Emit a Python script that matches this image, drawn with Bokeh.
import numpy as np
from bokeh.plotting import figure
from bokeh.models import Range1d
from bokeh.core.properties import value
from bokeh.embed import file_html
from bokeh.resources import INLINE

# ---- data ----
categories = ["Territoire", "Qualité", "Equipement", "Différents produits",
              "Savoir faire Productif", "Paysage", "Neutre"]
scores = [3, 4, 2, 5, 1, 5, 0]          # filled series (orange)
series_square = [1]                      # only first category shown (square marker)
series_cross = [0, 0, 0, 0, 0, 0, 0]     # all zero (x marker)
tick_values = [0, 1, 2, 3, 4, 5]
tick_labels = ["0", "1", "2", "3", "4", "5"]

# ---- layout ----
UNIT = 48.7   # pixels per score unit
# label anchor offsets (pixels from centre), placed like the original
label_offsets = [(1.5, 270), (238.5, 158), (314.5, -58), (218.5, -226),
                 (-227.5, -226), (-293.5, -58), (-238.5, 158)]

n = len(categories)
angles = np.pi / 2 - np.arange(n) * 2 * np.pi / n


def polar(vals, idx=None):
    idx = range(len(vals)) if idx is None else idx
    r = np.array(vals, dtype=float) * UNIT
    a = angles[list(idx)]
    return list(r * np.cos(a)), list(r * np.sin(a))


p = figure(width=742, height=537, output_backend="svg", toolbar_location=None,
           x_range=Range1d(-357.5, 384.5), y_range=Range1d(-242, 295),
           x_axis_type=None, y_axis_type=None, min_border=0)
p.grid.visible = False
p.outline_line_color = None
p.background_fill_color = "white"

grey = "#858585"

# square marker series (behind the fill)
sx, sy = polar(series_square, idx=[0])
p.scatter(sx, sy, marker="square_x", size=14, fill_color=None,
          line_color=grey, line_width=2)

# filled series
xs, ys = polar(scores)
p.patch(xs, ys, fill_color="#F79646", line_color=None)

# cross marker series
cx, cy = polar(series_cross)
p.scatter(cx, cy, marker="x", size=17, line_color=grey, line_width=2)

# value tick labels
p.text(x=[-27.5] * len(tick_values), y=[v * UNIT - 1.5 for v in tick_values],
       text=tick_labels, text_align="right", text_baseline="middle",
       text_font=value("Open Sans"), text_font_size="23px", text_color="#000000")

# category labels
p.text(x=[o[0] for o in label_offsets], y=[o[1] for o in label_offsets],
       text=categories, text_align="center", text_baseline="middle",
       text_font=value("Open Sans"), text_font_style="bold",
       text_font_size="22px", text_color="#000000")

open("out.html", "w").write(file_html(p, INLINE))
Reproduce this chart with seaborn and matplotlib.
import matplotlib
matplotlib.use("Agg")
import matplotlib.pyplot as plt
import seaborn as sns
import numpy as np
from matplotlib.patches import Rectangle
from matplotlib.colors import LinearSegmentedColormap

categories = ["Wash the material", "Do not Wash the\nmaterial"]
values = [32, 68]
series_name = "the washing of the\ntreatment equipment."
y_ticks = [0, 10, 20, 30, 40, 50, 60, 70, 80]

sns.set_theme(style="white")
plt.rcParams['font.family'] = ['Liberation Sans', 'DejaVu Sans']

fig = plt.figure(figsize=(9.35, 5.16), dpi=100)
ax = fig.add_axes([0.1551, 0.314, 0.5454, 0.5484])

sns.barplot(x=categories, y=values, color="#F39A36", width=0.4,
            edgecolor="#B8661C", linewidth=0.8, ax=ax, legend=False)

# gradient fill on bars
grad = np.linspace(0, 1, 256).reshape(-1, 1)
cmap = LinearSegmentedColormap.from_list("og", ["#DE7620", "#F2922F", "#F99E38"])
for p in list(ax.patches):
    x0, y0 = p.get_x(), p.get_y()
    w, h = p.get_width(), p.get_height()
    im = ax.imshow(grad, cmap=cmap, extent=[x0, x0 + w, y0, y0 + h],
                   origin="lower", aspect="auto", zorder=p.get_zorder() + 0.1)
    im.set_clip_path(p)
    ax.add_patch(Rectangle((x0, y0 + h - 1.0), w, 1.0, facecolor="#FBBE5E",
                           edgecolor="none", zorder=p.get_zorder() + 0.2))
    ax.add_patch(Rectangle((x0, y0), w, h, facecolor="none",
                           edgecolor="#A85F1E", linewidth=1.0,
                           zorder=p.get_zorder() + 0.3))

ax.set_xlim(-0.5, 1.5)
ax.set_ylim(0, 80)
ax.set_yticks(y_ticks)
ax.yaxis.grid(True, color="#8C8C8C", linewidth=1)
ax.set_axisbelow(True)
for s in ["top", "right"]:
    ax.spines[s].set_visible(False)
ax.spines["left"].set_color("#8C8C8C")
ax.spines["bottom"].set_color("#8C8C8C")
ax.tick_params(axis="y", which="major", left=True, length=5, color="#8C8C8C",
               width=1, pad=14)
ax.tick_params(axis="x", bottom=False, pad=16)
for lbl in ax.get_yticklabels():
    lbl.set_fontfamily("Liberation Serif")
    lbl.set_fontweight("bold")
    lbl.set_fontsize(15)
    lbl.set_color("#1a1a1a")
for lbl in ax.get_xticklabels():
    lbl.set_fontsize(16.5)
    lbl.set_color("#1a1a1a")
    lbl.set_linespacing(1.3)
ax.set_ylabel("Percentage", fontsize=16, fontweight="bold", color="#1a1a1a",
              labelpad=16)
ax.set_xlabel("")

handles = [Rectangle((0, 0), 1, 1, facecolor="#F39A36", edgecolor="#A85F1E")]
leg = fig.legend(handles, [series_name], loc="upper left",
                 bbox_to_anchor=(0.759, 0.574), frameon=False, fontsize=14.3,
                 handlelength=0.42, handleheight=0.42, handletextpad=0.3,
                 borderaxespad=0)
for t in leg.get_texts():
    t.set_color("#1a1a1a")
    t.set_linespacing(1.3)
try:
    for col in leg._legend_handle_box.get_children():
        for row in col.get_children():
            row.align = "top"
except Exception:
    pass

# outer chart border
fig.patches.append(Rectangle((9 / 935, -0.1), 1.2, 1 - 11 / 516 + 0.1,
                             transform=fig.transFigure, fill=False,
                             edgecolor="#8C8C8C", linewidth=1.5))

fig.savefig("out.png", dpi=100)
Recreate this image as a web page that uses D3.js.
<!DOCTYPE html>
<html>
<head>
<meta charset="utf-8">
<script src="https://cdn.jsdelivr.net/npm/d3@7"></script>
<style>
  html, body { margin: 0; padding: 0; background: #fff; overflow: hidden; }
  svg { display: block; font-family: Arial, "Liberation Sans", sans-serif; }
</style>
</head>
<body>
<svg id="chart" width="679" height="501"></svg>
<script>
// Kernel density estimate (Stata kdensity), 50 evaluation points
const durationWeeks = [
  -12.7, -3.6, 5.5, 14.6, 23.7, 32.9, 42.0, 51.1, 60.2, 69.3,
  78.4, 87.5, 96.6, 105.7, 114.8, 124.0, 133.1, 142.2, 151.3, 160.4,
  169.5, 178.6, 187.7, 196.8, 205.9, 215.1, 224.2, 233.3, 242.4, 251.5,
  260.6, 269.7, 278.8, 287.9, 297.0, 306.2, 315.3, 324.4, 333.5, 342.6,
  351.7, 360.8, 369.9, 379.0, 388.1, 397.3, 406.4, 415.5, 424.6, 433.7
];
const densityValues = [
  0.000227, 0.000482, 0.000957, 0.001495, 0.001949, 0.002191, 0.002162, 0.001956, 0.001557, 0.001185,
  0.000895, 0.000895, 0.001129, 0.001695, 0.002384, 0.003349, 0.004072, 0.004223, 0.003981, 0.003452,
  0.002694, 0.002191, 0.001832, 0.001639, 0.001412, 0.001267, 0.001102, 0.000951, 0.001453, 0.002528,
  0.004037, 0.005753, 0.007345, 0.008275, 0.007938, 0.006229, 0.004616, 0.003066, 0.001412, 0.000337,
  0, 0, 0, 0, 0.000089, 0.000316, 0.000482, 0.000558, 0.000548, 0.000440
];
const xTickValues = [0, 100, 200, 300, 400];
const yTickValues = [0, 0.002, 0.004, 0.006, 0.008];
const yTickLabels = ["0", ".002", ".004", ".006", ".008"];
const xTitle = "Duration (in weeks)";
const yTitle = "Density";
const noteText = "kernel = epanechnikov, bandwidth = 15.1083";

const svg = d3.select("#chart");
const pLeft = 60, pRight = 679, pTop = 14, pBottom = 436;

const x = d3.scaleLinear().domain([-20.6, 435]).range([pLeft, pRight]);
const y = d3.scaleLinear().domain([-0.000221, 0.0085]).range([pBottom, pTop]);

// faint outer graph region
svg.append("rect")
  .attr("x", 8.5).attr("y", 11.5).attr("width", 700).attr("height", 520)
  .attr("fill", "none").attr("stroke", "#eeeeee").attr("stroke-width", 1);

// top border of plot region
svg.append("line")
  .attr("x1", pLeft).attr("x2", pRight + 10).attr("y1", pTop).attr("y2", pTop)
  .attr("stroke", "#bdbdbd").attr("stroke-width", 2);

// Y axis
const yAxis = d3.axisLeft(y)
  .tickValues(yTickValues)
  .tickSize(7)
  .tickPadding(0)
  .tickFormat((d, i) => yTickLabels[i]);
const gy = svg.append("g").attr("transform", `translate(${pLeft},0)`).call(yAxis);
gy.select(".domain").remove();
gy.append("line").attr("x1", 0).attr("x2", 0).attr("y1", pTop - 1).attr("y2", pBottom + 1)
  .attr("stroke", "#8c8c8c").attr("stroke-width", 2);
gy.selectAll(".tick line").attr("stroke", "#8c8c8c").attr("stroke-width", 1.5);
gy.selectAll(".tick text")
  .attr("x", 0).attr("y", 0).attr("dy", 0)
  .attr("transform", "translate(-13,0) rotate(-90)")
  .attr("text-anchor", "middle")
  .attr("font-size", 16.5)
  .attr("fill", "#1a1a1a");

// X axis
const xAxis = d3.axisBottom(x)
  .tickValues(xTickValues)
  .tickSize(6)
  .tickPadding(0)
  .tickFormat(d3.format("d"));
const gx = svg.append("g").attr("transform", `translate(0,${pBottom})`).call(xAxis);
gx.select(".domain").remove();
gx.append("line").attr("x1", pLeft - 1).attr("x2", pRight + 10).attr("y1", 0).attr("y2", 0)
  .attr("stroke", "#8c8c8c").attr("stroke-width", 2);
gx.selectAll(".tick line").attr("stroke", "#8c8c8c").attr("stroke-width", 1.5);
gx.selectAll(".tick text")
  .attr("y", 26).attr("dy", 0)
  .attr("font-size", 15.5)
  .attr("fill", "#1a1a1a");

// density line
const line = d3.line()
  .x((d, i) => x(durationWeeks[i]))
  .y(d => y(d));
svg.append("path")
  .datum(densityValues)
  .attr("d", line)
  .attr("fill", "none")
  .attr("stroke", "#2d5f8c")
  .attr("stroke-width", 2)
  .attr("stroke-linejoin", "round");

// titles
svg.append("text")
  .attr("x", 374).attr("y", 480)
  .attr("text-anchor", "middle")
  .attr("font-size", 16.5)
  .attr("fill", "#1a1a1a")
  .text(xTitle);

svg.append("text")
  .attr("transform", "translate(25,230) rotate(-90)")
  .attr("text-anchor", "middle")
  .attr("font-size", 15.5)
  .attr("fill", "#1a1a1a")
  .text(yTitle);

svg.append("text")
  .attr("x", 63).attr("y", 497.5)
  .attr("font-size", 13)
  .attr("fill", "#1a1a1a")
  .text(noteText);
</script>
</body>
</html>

·····

◆ WORK TO BE COMPLETED ◆
Output exactly the lines running from the line containing "Reproduce this chart" through the line containing "zorder=p.get_zorder() + 0.3))", and only those lines.

◆ THE RESPONSE ◆
Reproduce this chart with seaborn and matplotlib.
import matplotlib
matplotlib.use("Agg")
import matplotlib.pyplot as plt
import seaborn as sns
import numpy as np
from matplotlib.patches import Rectangle
from matplotlib.colors import LinearSegmentedColormap

categories = ["Wash the material", "Do not Wash the\nmaterial"]
values = [32, 68]
series_name = "the washing of the\ntreatment equipment."
y_ticks = [0, 10, 20, 30, 40, 50, 60, 70, 80]

sns.set_theme(style="white")
plt.rcParams['font.family'] = ['Liberation Sans', 'DejaVu Sans']

fig = plt.figure(figsize=(9.35, 5.16), dpi=100)
ax = fig.add_axes([0.1551, 0.314, 0.5454, 0.5484])

sns.barplot(x=categories, y=values, color="#F39A36", width=0.4,
            edgecolor="#B8661C", linewidth=0.8, ax=ax, legend=False)

# gradient fill on bars
grad = np.linspace(0, 1, 256).reshape(-1, 1)
cmap = LinearSegmentedColormap.from_list("og", ["#DE7620", "#F2922F", "#F99E38"])
for p in list(ax.patches):
    x0, y0 = p.get_x(), p.get_y()
    w, h = p.get_width(), p.get_height()
    im = ax.imshow(grad, cmap=cmap, extent=[x0, x0 + w, y0, y0 + h],
                   origin="lower", aspect="auto", zorder=p.get_zorder() + 0.1)
    im.set_clip_path(p)
    ax.add_patch(Rectangle((x0, y0 + h - 1.0), w, 1.0, facecolor="#FBBE5E",
                           edgecolor="none", zorder=p.get_zorder() + 0.2))
    ax.add_patch(Rectangle((x0, y0), w, h, facecolor="none",
                           edgecolor="#A85F1E", linewidth=1.0,
                           zorder=p.get_zorder() + 0.3))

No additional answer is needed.